- _Task to carry out_
How many lines of these records hold the string "this"? Reply with the number alone.

- _Material to process_
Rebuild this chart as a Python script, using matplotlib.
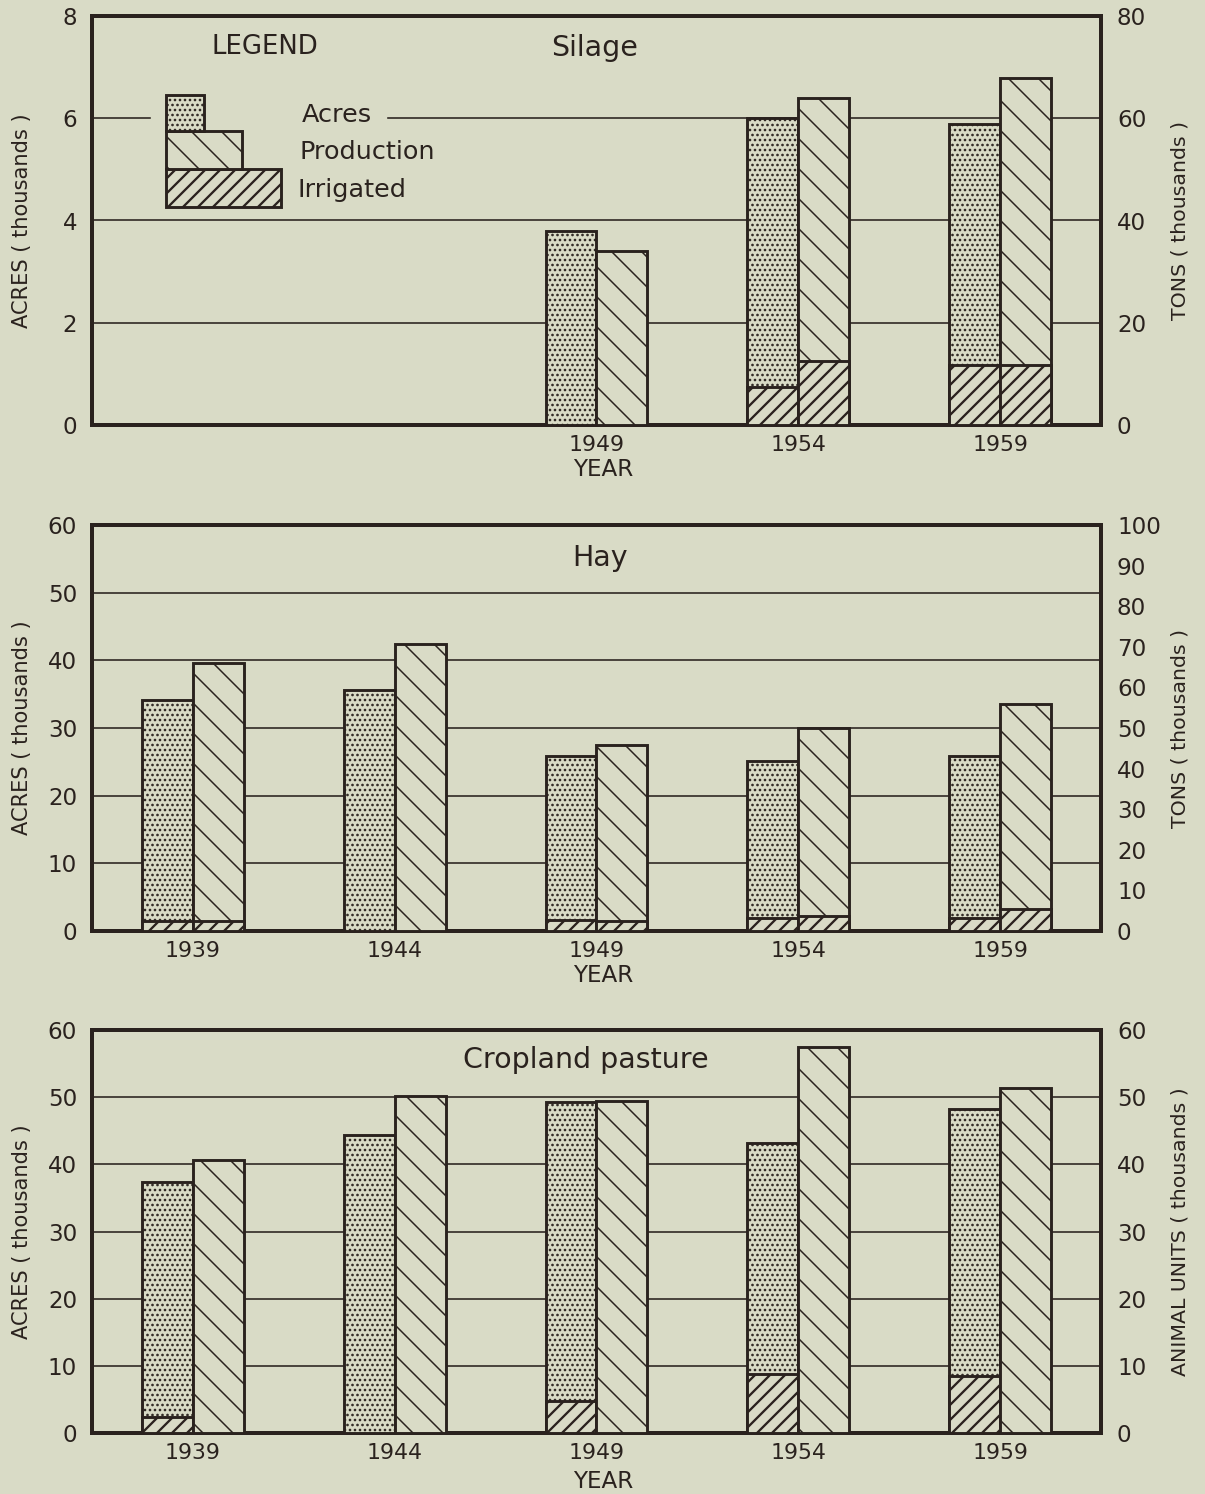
==
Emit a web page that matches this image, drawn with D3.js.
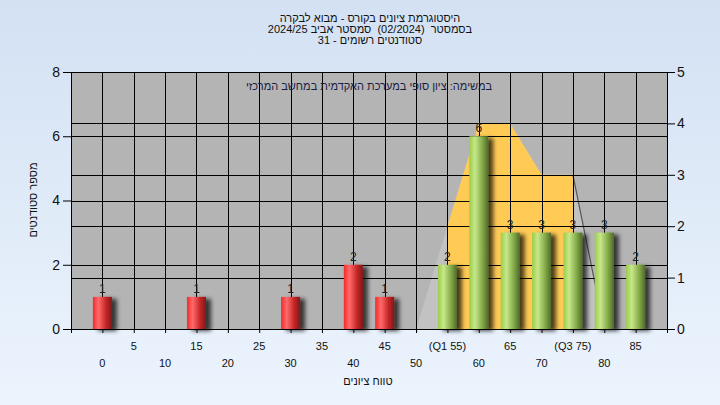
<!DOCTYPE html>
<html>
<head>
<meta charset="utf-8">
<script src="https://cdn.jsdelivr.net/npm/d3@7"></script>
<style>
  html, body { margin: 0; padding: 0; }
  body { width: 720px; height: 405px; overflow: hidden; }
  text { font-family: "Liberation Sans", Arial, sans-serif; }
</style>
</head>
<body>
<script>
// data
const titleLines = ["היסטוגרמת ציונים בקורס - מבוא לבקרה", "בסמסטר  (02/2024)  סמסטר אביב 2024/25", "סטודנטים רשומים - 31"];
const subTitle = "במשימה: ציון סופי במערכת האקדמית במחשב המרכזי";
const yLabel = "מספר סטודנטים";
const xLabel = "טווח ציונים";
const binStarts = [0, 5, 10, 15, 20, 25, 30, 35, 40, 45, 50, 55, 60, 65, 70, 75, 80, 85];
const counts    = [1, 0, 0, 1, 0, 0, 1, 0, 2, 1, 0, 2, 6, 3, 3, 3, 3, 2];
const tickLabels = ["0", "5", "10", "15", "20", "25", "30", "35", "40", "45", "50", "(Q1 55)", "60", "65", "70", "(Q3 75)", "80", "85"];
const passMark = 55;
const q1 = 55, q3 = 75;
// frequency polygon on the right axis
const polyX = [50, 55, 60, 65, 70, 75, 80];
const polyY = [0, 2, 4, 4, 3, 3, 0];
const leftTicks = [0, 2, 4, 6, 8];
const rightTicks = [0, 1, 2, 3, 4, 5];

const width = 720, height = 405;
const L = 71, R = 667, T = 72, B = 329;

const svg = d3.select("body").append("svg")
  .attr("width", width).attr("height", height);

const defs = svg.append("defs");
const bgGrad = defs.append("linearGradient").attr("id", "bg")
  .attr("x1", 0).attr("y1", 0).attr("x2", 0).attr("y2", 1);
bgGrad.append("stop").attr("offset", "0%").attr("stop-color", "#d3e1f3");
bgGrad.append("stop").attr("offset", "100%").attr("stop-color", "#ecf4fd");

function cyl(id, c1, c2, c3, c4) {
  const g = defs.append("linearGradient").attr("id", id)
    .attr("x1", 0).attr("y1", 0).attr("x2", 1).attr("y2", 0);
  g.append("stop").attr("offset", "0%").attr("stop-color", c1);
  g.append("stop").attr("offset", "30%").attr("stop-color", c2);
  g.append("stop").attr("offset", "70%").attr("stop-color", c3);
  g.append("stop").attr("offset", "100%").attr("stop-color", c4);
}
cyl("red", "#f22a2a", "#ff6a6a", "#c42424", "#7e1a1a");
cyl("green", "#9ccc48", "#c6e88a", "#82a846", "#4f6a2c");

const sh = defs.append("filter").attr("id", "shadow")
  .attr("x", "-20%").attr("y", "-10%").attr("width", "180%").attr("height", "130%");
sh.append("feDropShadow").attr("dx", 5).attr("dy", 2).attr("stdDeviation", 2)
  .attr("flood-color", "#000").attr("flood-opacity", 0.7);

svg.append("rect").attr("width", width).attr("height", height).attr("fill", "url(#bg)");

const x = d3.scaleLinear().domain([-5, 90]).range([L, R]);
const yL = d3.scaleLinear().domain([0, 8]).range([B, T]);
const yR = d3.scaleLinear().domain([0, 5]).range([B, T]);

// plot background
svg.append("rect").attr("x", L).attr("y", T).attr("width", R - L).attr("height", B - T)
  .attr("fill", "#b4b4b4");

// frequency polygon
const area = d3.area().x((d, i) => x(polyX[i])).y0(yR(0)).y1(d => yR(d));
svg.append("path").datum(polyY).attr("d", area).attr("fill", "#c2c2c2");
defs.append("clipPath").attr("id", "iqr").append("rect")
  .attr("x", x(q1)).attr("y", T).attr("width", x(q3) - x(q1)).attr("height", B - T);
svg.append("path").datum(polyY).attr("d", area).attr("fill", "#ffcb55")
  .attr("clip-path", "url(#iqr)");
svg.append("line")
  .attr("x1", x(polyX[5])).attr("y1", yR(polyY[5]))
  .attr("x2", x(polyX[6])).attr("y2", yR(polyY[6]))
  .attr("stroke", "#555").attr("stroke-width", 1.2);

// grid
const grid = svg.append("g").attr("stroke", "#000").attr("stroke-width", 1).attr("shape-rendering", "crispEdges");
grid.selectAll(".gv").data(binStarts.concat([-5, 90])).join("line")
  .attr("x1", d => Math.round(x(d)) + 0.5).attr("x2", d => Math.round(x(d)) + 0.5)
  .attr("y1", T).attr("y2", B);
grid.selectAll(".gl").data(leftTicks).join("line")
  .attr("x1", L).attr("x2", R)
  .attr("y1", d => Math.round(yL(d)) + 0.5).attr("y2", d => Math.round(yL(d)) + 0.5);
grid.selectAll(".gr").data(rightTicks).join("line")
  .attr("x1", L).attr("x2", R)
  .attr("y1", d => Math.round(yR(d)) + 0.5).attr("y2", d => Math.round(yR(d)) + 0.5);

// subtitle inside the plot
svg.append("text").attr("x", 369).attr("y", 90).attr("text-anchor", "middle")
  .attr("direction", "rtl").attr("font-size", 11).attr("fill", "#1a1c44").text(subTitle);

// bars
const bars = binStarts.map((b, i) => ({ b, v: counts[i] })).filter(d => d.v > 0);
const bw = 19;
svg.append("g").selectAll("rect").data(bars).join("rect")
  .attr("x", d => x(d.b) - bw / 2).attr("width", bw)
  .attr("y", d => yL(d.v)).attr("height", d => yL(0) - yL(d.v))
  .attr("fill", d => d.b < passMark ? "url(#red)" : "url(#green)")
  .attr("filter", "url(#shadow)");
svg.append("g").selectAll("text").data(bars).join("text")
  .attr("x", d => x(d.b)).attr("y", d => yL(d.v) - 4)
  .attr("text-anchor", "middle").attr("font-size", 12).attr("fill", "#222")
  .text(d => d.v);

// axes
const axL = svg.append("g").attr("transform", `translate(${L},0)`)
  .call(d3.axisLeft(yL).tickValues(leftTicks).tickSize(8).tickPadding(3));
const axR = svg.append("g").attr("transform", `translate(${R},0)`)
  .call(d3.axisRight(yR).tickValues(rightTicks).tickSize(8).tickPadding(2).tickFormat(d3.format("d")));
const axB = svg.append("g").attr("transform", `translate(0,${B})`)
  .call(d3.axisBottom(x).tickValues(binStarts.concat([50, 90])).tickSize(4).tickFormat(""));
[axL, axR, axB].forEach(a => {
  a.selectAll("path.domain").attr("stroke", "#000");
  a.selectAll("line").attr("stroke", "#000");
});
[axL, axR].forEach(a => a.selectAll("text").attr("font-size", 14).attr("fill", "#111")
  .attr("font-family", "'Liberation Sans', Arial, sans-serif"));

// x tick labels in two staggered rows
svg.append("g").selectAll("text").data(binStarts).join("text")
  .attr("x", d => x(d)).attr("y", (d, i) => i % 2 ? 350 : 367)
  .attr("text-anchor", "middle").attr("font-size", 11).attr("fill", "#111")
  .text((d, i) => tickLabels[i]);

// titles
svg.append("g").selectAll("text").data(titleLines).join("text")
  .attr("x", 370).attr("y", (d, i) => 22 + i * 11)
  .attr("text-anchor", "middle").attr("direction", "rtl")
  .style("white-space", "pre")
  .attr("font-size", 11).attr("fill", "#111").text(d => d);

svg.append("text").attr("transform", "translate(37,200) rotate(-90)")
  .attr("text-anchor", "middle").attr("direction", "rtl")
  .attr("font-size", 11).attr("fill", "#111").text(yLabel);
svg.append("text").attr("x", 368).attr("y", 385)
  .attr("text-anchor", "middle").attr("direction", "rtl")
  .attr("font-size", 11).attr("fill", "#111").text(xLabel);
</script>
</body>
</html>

- _Worked solution_
2